In a distributed multiple-input multiple-output (MIMO) system, there is a number of transmitters and receivers. The target is located by utilizing a set of range measurements from the MIMO system. Each range measurement equals the sum of the transmitter-to-target distance and target-to-receiver distance, which corresponds to elliptic localization. Nevertheless, the range measurements may contain outliers due to non-line-of-sight (NLOS) propagation or signal interference. To reduce the influence of outliers, the localization problem is formulated as a non-smooth constrained optimization with an ℓ1-norm objective function. By using an approximation function of the ℓ1-norm and the LCA concept, LPNN circumvents the non-differentiability issue of the ℓ1-norm. Accordingly, two LPNN-based methods are developed, and their local stability is proved.

Apart from the robust target localization problem, the robust ellipse fitting task is involved. Ellipse fitting means constructing an ellipse equation that best fits a series of 2-dimensional (2D) points extracted by edge detection techniques. However, the imperfect edge detection process may result in outliers. To obtain robustness against outliers, we formulate the fitting problem via non-differentiable constrained optimization with an ℓ0-norm fitness function. Since the LPNN methodology cannot handle the non-differentiability of the ℓ0-norm term, the locally competitive algorithm (LCA) is utilized to approximate the derivatives of the ℓ0-norm. Moreover, the LPNN-based fitting algorithm is proved to possess local stability.

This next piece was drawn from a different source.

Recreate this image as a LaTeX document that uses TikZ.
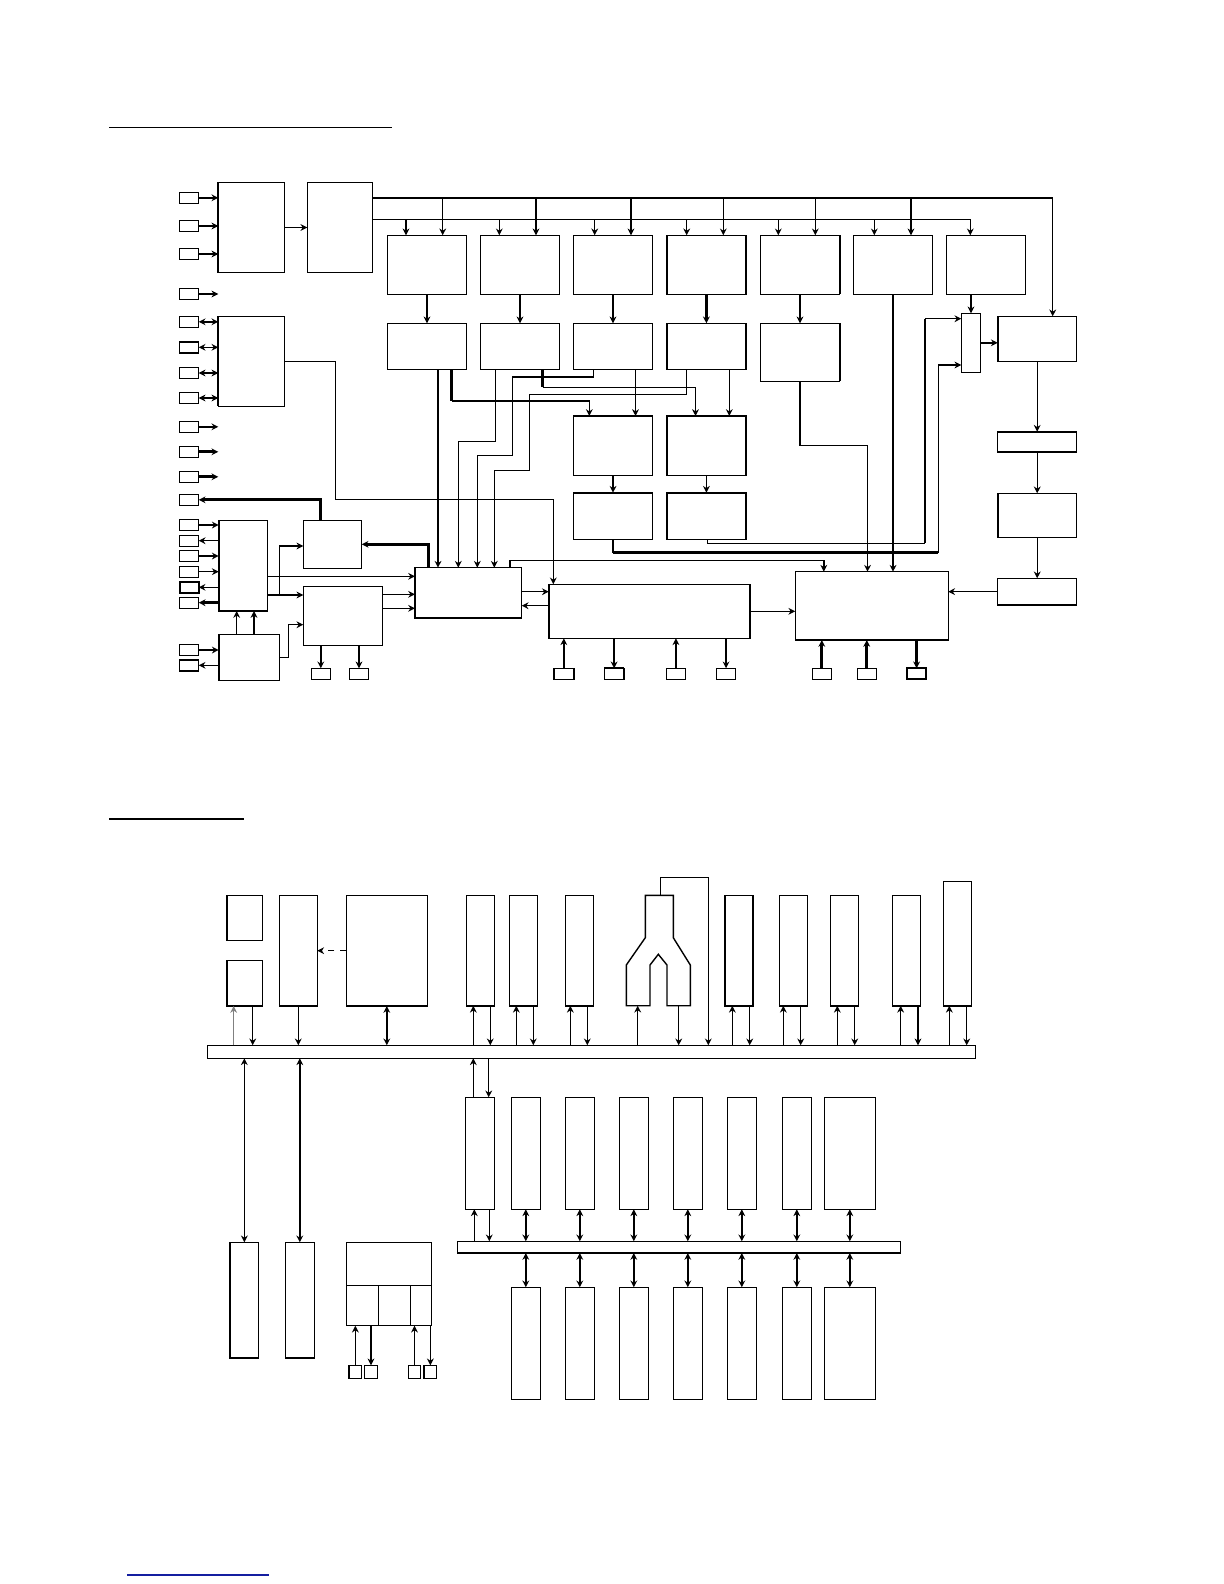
\documentclass[tikz,border=0pt]{standalone}
\usetikzlibrary{arrows.meta,fit,calc}
\newcommand\bx[6][]{\path (#3,#4) coordinate (#2-nw) (#5,#6) coordinate (#2-se);\node[bxs,fit=(#2-nw)(#2-se),#1] (#2) {};}
\newcommand\tke[3]{\draw[line width=1.1pt] (#1.#2) -- (#1.#3);}
\tikzset{
 bxs/.style={draw,line width=0.7pt,inner sep=0pt,outer sep=0pt},
 w/.style={line width=0.7pt},
 tk/.style={line width=1.4pt},
 ar/.style={-{Stealth[length=3.4pt,width=3.4pt]}},
 ra/.style={{Stealth[length=3.4pt,width=3.4pt]}-},
 dar/.style={{Stealth[length=3.4pt,width=3.4pt]}-{Stealth[length=3.4pt,width=3.4pt]}}
}
\begin{document}
\begin{tikzpicture}[x=0.5pt,y=-0.5pt]
\useasboundingbox (0,0) rectangle (1224,1584);
% ================= TOP DIAGRAM =================
\draw[w] (109,127.3) -- (392,127.3);
% left pins
\foreach \n/\y in {L1/197.8,L2/226,L3/254,L4/294,L5/321.8,L6/347.3,L7/373,L8/398,L9/426.8,L10/451.8,L11/476.8,L12/499.8,L13/525,L14/540.7,L15/556,L16/571.7,L17/587.3,L18/602.7,L19/650,L20/665.3}
 {\bx{\n}{179.5}{\y-5.5}{198.7}{\y+5.5}}
\tke{L6}{north west}{north east}
\draw[line width=1pt] (L17.north west) rectangle (L17.south east);
% main blocks
\bx{A}{218.3}{182.3}{284.7}{272.7}
\bx{B}{307.3}{182.3}{372.7}{272.7}
\bx{C}{218.3}{316.3}{284.7}{406.3}
\foreach \i/\x in {1/387.3,2/480.3,3/573.3,4/666.7,5/760.3,6/853.3,7/946.3}
 {\bx{r\i}{\x}{235.3}{\x+79.4}{294.3}}
\foreach \i/\x in {1/387.3,2/480.3,3/573.3,4/666.7}
 {\bx{s\i}{\x}{323.3}{\x+79.4}{369.3}}
\bx{s5}{760.3}{323.3}{839.7}{381.3}
\bx{mux}{961.3}{313.3}{980.7}{372.3}
\bx{R1}{997.7}{316.3}{1076.7}{361.3}
\bx{R2}{997.7}{431.7}{1076.7}{452.3}
\bx{R3}{997.7}{493.3}{1076.7}{537.3}
\bx{R4}{997.7}{578.3}{1076.7}{605}
\bx{M1}{573.3}{416}{652.7}{475.3}
\bx{M2}{666.7}{416}{746.1}{475.3}
\bx{M3}{573.3}{492.7}{652.7}{539.3}
\bx{M4}{666.7}{492.7}{746.1}{539.3}
\bx{D}{303.3}{520.3}{361.7}{568.3}
\bx{E}{218.7}{520.3}{267.3}{611}
\bx{F}{218.7}{634.3}{279.3}{680.3}
\bx{G}{303.3}{586.3}{382.7}{645.7}
\bx{CPU}{415}{567.7}{521.7}{618.3}
\bx{LONG}{548.8}{584.3}{749.9}{638.3}
\bx{BIG}{795.2}{571.7}{948.2}{640}
\foreach \n/\a/\b in {g1/311.3/330.3,g2/349.3/368.7,l1/553.9/573.8,l2/604.4/623.9,l3/666.4/685.5,l4/716.5/735.6,b1/812.3/831.3,b2/857.2/876.3,b3/906.9/926.3}
 {\bx{\n}{\a}{668.3}{\b}{679.3}}
% thick edges
\tke{A}{north west}{south west}
\tke{C}{north west}{south west}
\tke{E}{north west}{south west}\tke{E}{south west}{south east}
\tke{F}{north west}{south west}
\tke{CPU}{north west}{south west}\tke{CPU}{south west}{south east}
\tke{r4}{north west}{south west}\tke{s4}{north west}{south west}
\tke{r5}{north east}{south east}\tke{s5}{north east}{south east}
\tke{M2}{north west}{south west}
\tke{M3}{north west}{north east}
\tke{M4}{north west}{north east}\tke{M4}{north west}{south west}
\tke{R1}{north west}{south west}
\tke{R2}{north west}{north east}\tke{R2}{south west}{south east}
\tke{R3}{north west}{south west}
\tke{R4}{south west}{south east}
\draw[line width=1pt] (b3.north west) rectangle (b3.south east);
\tke{l1}{north west}{south west}\tke{l2}{north west}{north east}
% pin arrows
\draw[w,ar] (L1.east) -- (L1.east -| A.west);
\draw[tk,ar] (L2.east) -- (L2.east -| A.west);
\draw[tk,ar] (L3.east) -- (L3.east -| A.west);
\draw[w,ar] (L4.east) -- (L4.east -| A.west);
\foreach \n in {L5,L6,L7,L8} {\draw[w,dar] (\n.east) -- (\n.east -| C.west);}
\draw[w,ar] (L9.east) -- (L9.east -| C.west);
\draw[tk,ar] (L10.east) -- (L10.east -| C.west);
\draw[tk,ar] (L11.east) -- (L11.east -| C.west);
\draw[tk,ar] (D.north -| 320.7,0) |- (L12.east);
\draw[w,ar] (L13.east) -- (L13.east -| E.west);
\draw[w,ra] (L14.east) -- (L14.east -| E.west);
\draw[w,ar] (L15.east) -- (L15.east -| E.west);
\draw[w,ar] (L16.east) -- (L16.east -| E.west);
\draw[w,ra] (L17.east) -- (L17.east -| E.west);
\draw[tk,ra] (L18.east) -- (L18.east -| E.west);
\draw[w,ar] (L19.east) -- (L19.east -| F.west);
\draw[w,ra] (L20.east) -- (L20.east -| F.west);
% buses
\draw[w,ar] (A.east) -- (B.west);
\draw[tk] (B.east |- 0,198) -- (1052.7,198);
\draw[w,ar] (1052.7,198) -- (R1.north -| 1052.7,0);
\draw[w,ar] (B.east |- 0,219.3) -| (r7.north -| 970.3,0);
\draw[tk,ar] (536,198) -- (r2.north -| 536,0);
\draw[tk,ar] (631,198) -- (r3.north -| 631,0);
\draw[tk,ar] (911,198) -- (r6.north -| 911,0);
\draw[w,ar] (442.7,198) -- (r1.north -| 442.7,0);
\draw[w,ar] (723.3,198) -- (r4.north -| 723.3,0);
\draw[w,ar] (815.3,198) -- (r5.north -| 815.3,0);
\draw[tk,ar] (406,219.3) -- (r1.north -| 406,0);
\draw[w,ar] (499.3,219.3) -- (r2.north -| 499.3,0);
\draw[w,ar] (594.7,219.3) -- (r3.north -| 594.7,0);
\draw[w,ar] (686.7,219.3) -- (r4.north -| 686.7,0);
\draw[w,ar] (778.3,219.3) -- (r5.north -| 778.3,0);
\draw[w,ar] (874.3,219.3) -- (r6.north -| 874.3,0);
% row1 -> row2
\draw[w,ar] (r1.south) -- (s1.north);
\draw[w,ar] (r2.south) -- (s2.north);
\draw[w,ar] (r3.south) -- (s3.north);
\draw[tk,ar] (r4.south) -- (s4.north);
\draw[w,ar] (r5.south) -- (s5.north);
\draw[w,ar] (r6.south) -- (r6.south |- BIG.north);
\draw[w,ar] (mux.north |- r7.south) -- (mux.north);
\draw[w,ar] (mux.east) -- (mux.east -| R1.west);
\draw[w,ar] (R1.south) -- (R1.south |- R2.north);
\draw[w,ar] (R2.south) -- (R2.south |- R3.north);
\draw[w,ar] (R3.south) -- (R3.south |- R4.north);
\draw[w,ar] (R4.west) -- (R4.west -| BIG.east);
% row2 wiring
\draw[tk,ar] (s1.south -| 438,0) -- (CPU.north -| 438,0);
\draw[tk] (s1.south -| 451.7,0) -- (451.7,401);
\draw[w,ar] (451.7,401) -| (M1.north -| 589.3,0);
\draw[w,ar] (s2.south -| 495.7,0) |- (458.3,441.3) -- (CPU.north -| 458.3,0);
\draw[w,ar] (s3.south -| 593.3,0) |- (512.3,377) |- (477.3,455.3) -- (CPU.north -| 477.3,0);
\draw[tk] (s2.south -| 542.7,0) -- (542.7,387.3);
\draw[w,ar] (542.7,387.3) -| (M2.north -| 695.5,0);
\draw[w,ar] (s4.south -| 686.3,0) |- (529.3,394.3) |- (494.3,470.3) -- (CPU.north -| 494.3,0);
\draw[w,ar] (s3.south -| 635.5,0) -- (M1.north -| 635.5,0);
\draw[w,ar] (s4.south -| 729.3,0) -- (M2.north -| 729.3,0);
\draw[w,ar] (s5.south) |- (867.5,445.3) -- (BIG.north -| 867.5,0);
\draw[w,ar] (M1.south) -- (M3.north);
\draw[w,ar] (M2.south) -- (M4.north);
\draw[w] (M3.south) -- (M3.south |- 0,552.7);
\draw[tk] (M3.south |- 0,552.7) -- (938.3,552.7);
\draw[w,ar] (938.3,552.7) |- (mux.west |- 0,365);
\draw[w] (M4.south -| 707.7,0) |- (925,543.3);
\draw[tk] (925,543.3) -- (925,318.7);
\draw[w,ar] (925,318.7) -- (mux.west |- 0,318.7);
% lower left wiring
\draw[w,ar] (C.east) -| (335.5,499.3) -| (LONG.north -| 553.3,0);
\draw[tk,ar] (CPU.north -| 428.7,0) |- (D.east);
\draw[w,ar] (E.east |- 0,576.3) -- (CPU.west |- 0,576.3);
\draw[tk,ar] (E.east |- 0,595) -- (G.west |- 0,595);
\draw[w,ar] (279.3,595) |- (D.west |- 0,546);
\draw[w,ar] (F.north -| 236.7,0) -- (E.south -| 236.7,0);
\draw[tk,ar] (F.north -| 254,0) -- (E.south -| 254,0);
\draw[w,ar] (F.east |- 0,657.3) -| (288.7,624.7) -- (G.west |- 0,624.7);
\draw[w,ar] (G.east |- 0,594.3) -- (CPU.west |- 0,594.3);
\draw[w,ar] (G.east |- 0,608.3) -- (CPU.west |- 0,608.3);
\draw[w,ar] (G.south -| g1.north) -- (g1.north);
\draw[w,ar] (G.south -| g2.north) -- (g2.north);
\draw[w,ar] (CPU.east |- 0,591.7) -- (LONG.west |- 0,591.7);
\draw[w,ar] (LONG.west |- 0,605.7) -- (CPU.east |- 0,605.7);
\draw[w,ar] (CPU.north -| 510,0) |- (823.8,560.7) -- (BIG.north -| 823.8,0);
\draw[w,ar] (LONG.east) -- (LONG.east -| BIG.west);
\draw[w,ar] (l1.north) -- (l1.north |- LONG.south);
\draw[w,ar] (LONG.south -| l2.north) -- (l2.north);
\draw[w,ar] (l3.north) -- (l3.north |- LONG.south);
\draw[w,ar] (LONG.south -| l4.north) -- (l4.north);
\draw[tk,ar] (b1.north) -- (b1.north |- BIG.south);
\draw[tk,ar] (b2.north) -- (b2.north |- BIG.south);
\draw[tk,ar] (BIG.south -| b3.north) -- (b3.north);
% ================= BOTTOM DIAGRAM =================
\draw[w] (109,819) -- (244.4,819);
\bx{bus1}{207.3}{1045.3}{975.7}{1058.3}
\bx{bus2}{457.3}{1241.3}{900.3}{1253}
\bx{P1}{227}{895.3}{262.7}{940.7}
\bx{P2}{227}{960.3}{262.7}{1006}
\bx{P3}{279.3}{895.3}{317.3}{1006}
\bx{P4}{346.3}{895.3}{427.3}{1006}
\foreach \n/\a in {Q1/466.3,Q2/509.3,Q3/565.3,S1/725,S2/779.3,S3/830.7,S4/892.7}
 {\bx{\n}{\a}{895.3}{\a+28}{1005.8}}
\bx{S5}{943.3}{881.3}{971.3}{1005.8}
% Y-shaped block
\draw[w] (645.3,895.3) -- (673.3,895.3) -- (673.3,937.7) -- (690.3,965) -- (690.3,1005.7) -- (667,1005.7) -- (667,965) -- (658.3,954.3) -- (650,965) -- (650,1005.7) -- (626.3,1005.7) -- (626.3,965) -- (645.3,937.7) -- cycle;
\coordinate (Ybot) at (658.3,1005.7);
\coordinate (Ytop) at (660.3,895.3);
\draw[w,ar] (Ytop) |- (708.3,877.3) -- (bus1.north -| 708.3,0);
\draw[w,ar] (bus1.north -| 637.7,0) -- (Ybot -| 637.7,0);
\draw[w,ar] (Ybot -| 678.7,0) -- (bus1.north -| 678.7,0);
% bus1 upper arrows
\draw[w,ar,draw=gray] (bus1.north -| 233.7,0) -- (P2.south -| 233.7,0);
\draw[w,ar] (P2.south -| 252.7,0) -- (bus1.north -| 252.7,0);
\draw[w,ar] (P3.south) -- (P3.south |- bus1.north);
\draw[w,dar] (P4.south) -- (P4.south |- bus1.north);
\draw[w,ar,dashed] (P4.west) -- (P4.west -| P3.east);
\foreach \n/\u/\d in {Q1/473.3/490.3,Q2/516.3/533.3,Q3/570.3/587.3,S1/732.3/749.7,S2/783.3/800.7,S3/837.3/854.7,S4/900.7/918,S5/949.3/966.7}
 {\draw[w,ar] (bus1.north -| \u,0) -- (\n.south -| \u,0);
  \draw[w,ar] (\n.south -| \d,0) -- (bus1.north -| \d,0);}
% lower left
\bx{V1}{230}{1242.3}{258.7}{1358}
\bx{V2}{285.3}{1242.3}{314.3}{1358}
\draw[w,dar] (bus1.south -| V1.north) -- (V1.north);
\draw[w,dar] (bus1.south -| V2.north) -- (V2.north);
\bx{W}{346.3}{1242.3}{431.7}{1325.7}
\draw[w] (W.west |- 0,1285.3) -- (W.east |- 0,1285.3);
\draw[w] (378.7,1285.3) -- (W.south -| 378.7,0);
\draw[w] (410.7,1285.3) -- (W.south -| 410.7,0);
\foreach \n/\a/\b in {w1/349/361.7,w2/364.7/377.3,w3/408.3/420.7,w4/424/436.7}
 {\bx{\n}{\a}{1365.3}{\b}{1378.3}}
\draw[w,ar] (w1.north) -- (w1.north |- W.south);
\draw[w,ar] (W.south -| w2.north) -- (w2.north);
\draw[w,ar] (w3.north) -- (w3.north |- W.south);
\draw[w,ar] (W.south -| w4.north) -- (w4.north);
% memory columns
\bx{T0}{465.3}{1097.3}{494.3}{1209.3}
\foreach \i/\a/\b in {1/511.3/540.3,2/565.3/594.3,3/619.3/648.3,4/673.3/702.3,5/727.3/756.3,6/782.3/811.3,7/824.3/875.3}
 {\bx{T\i}{\a}{1097.3}{\b}{1209.3}
  \bx{U\i}{\a}{1287.3}{\b}{1399.3}
  \draw[w,dar] (T\i.south) -- (T\i.south |- bus2.north);
  \draw[w,dar] (bus2.south -| U\i.north) -- (U\i.north);}
\draw[w,ar] (T0.north -| 473.3,0) -- (bus1.south -| 473.3,0);
\draw[w,ar] (bus1.south -| 488.7,0) -- (T0.north -| 488.7,0);
\draw[w,ar] (bus2.north -| 474.3,0) -- (T0.south -| 474.3,0);
\draw[w,ar] (T0.south -| 489.3,0) -- (bus2.north -| 489.3,0);
% footer line
\draw[line width=0.8pt,color={rgb,255:red,20;green,30;blue,160}] (127.3,1575) -- (269,1575);
\end{tikzpicture}
\end{document}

Finally, a feature learning task based on the convolutional neural network (CNN) is studied. The constrained center loss (CCL) is proposed to enhance the discrimination power of deep features. The training objective function of the CCL-based algorithm consists of two terms, namely, the softmax loss and the CCL. In the proposed algorithm, the purpose of the softmax loss is to push the feature vectors from different classes apart. Meanwhile, the CCL endeavors to cluster the feature vectors such that the feature vectors of each class are close to each other. By doing so, the CNN-based feature extractor is enabled to learn more robust features. In the course of training, the CCL-based algorithm utilizes the alternative learning strategy. The first step updates the cluster centers, while the second step updates the connection weights of the feature learning module. Besides, a simplified CCL (SCCL) approach is also presented to avoid parameter redundancy. Compared to several state-of-the-art approaches, the proposed algorithms provide better performance on four benchmark datasets.